Exercise —
Copy out exactly the lines from the start of the data to the line containing "const labelColors = ['#ffffff', '#17224a'];". Include both.

Data extract —
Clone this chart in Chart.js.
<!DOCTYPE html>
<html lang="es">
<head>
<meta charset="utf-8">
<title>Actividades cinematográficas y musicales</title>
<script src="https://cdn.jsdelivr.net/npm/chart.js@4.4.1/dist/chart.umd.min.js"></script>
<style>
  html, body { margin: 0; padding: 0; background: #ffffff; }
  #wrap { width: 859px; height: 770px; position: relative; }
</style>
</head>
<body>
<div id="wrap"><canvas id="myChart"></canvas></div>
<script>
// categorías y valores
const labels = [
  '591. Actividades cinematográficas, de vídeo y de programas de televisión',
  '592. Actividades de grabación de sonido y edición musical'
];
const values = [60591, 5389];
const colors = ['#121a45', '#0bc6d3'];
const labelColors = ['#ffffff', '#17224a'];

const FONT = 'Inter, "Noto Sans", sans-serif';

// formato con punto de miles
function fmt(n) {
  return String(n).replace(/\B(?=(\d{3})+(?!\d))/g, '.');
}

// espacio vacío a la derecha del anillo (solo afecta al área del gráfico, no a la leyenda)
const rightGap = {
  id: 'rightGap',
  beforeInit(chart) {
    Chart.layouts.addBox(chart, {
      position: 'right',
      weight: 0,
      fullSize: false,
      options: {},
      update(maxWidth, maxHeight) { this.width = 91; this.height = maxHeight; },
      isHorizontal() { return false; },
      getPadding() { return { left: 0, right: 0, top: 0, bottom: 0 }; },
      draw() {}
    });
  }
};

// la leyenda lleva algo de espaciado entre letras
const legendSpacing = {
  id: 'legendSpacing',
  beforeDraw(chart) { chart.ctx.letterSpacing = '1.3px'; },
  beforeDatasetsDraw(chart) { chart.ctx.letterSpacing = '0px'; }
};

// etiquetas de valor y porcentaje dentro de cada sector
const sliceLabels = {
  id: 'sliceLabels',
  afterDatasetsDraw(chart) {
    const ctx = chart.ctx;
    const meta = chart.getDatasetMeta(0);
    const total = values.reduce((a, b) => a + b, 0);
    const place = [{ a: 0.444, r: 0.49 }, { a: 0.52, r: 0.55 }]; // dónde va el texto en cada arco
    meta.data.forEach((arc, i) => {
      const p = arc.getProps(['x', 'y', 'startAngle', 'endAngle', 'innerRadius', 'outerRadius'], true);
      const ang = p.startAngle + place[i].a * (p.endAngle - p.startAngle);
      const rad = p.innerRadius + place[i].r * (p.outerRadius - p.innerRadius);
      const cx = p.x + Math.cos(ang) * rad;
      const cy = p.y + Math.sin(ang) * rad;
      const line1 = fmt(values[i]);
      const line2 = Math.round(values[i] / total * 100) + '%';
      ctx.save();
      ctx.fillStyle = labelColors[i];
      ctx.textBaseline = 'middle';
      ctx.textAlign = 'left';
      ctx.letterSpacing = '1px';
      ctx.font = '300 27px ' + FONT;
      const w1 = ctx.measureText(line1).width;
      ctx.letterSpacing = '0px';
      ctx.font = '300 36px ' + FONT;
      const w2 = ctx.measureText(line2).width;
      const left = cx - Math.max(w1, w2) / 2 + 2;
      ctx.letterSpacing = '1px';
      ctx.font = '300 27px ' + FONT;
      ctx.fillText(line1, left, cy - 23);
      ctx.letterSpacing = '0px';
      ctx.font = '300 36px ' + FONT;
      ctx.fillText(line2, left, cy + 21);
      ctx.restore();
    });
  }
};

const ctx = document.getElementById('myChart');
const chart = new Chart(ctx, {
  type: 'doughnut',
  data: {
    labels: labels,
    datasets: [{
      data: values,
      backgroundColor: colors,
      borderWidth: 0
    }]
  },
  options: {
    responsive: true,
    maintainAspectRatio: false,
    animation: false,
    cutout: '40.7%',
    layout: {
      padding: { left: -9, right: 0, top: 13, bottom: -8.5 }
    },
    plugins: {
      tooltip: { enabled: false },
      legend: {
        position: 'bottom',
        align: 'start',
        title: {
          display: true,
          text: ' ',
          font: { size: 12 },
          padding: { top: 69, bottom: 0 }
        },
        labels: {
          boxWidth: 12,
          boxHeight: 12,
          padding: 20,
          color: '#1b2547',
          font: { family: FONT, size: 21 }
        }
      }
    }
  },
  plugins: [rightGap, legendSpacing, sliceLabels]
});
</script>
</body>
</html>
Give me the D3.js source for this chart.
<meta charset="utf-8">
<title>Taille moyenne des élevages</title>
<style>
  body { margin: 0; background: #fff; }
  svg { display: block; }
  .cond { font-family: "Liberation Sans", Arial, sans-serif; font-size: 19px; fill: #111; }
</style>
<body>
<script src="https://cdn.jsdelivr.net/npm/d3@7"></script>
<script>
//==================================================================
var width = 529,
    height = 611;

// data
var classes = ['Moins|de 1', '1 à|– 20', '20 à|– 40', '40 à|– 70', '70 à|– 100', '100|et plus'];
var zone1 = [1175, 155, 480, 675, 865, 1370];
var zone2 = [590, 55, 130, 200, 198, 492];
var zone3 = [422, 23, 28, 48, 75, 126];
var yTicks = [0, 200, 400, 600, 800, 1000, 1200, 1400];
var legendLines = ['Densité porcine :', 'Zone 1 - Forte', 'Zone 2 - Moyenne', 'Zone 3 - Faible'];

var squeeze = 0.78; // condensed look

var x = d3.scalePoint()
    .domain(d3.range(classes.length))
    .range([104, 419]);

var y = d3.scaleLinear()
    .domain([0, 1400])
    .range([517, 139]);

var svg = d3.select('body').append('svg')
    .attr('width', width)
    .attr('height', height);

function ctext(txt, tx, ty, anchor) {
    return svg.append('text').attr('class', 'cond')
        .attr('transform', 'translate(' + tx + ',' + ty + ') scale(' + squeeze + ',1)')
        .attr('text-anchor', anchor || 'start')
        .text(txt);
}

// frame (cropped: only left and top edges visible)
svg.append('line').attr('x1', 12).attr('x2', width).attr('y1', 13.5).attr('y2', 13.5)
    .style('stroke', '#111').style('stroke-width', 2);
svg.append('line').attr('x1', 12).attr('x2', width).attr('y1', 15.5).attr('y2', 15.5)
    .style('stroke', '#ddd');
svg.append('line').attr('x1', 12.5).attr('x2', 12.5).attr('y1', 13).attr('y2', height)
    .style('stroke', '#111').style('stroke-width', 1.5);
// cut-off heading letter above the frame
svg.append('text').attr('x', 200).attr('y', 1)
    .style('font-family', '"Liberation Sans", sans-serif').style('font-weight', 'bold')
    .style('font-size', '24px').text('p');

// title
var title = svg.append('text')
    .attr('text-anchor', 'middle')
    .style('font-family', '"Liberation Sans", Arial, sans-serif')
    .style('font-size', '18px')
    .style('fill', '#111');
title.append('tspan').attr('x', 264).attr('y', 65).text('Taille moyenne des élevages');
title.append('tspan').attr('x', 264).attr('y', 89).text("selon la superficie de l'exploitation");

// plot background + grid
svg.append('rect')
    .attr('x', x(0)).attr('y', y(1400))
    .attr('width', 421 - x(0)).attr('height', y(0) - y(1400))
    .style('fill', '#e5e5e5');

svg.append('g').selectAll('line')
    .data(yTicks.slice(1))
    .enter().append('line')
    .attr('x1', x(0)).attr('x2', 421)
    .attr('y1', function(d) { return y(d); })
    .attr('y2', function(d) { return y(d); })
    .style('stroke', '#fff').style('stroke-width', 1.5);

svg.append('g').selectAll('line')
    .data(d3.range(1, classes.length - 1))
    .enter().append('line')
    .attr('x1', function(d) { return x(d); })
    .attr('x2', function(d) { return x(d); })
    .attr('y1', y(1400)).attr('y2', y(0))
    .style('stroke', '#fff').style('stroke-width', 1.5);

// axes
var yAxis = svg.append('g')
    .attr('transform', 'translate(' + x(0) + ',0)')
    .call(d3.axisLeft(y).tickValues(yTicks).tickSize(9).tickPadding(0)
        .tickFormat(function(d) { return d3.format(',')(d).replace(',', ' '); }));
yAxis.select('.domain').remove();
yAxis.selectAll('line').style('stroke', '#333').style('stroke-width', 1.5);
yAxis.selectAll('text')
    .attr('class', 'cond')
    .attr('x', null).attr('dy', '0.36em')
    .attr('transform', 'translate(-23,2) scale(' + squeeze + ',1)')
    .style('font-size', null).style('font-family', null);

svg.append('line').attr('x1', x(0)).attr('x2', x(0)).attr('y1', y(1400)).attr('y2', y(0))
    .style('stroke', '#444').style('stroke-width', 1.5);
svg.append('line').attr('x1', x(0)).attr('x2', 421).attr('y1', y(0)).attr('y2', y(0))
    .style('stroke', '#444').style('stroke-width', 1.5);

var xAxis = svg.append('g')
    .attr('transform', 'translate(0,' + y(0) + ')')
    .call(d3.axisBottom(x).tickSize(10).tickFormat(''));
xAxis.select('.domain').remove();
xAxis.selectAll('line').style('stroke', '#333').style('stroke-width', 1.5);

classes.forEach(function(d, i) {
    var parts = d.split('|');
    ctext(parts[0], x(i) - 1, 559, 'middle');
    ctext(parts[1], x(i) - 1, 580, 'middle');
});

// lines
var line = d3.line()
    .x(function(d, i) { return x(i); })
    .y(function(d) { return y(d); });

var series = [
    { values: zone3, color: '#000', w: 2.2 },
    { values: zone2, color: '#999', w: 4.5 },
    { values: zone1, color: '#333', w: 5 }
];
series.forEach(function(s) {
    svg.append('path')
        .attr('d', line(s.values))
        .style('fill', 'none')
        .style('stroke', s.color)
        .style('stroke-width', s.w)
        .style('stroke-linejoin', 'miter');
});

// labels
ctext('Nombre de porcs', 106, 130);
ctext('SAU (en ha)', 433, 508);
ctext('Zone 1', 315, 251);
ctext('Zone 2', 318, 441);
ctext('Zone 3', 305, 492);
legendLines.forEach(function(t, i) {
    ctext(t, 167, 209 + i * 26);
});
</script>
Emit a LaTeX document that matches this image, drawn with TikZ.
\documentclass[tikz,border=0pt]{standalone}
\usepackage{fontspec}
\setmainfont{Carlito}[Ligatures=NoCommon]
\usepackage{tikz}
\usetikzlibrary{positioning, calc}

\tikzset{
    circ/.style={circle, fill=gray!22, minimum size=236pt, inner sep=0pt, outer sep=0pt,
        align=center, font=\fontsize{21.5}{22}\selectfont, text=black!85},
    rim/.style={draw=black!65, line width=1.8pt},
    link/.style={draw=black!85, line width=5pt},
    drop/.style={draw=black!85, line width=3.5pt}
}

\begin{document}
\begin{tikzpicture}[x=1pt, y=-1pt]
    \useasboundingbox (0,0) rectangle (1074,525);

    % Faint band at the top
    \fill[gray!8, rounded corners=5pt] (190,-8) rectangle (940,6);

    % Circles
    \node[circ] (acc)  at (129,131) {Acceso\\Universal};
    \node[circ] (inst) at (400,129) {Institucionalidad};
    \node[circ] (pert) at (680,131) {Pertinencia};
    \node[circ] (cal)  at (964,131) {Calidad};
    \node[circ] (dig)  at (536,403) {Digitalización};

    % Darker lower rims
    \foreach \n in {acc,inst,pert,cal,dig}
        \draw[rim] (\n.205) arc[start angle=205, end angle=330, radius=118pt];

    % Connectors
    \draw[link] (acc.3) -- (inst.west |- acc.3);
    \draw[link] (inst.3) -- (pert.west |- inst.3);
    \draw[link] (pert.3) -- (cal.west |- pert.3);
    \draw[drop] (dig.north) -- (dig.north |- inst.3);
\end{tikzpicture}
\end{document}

Right answer —
Clone this chart in Chart.js.
<!DOCTYPE html>
<html lang="es">
<head>
<meta charset="utf-8">
<title>Actividades cinematográficas y musicales</title>
<script src="https://cdn.jsdelivr.net/npm/chart.js@4.4.1/dist/chart.umd.min.js"></script>
<style>
  html, body { margin: 0; padding: 0; background: #ffffff; }
  #wrap { width: 859px; height: 770px; position: relative; }
</style>
</head>
<body>
<div id="wrap"><canvas id="myChart"></canvas></div>
<script>
// categorías y valores
const labels = [
  '591. Actividades cinematográficas, de vídeo y de programas de televisión',
  '592. Actividades de grabación de sonido y edición musical'
];
const values = [60591, 5389];
const colors = ['#121a45', '#0bc6d3'];
const labelColors = ['#ffffff', '#17224a'];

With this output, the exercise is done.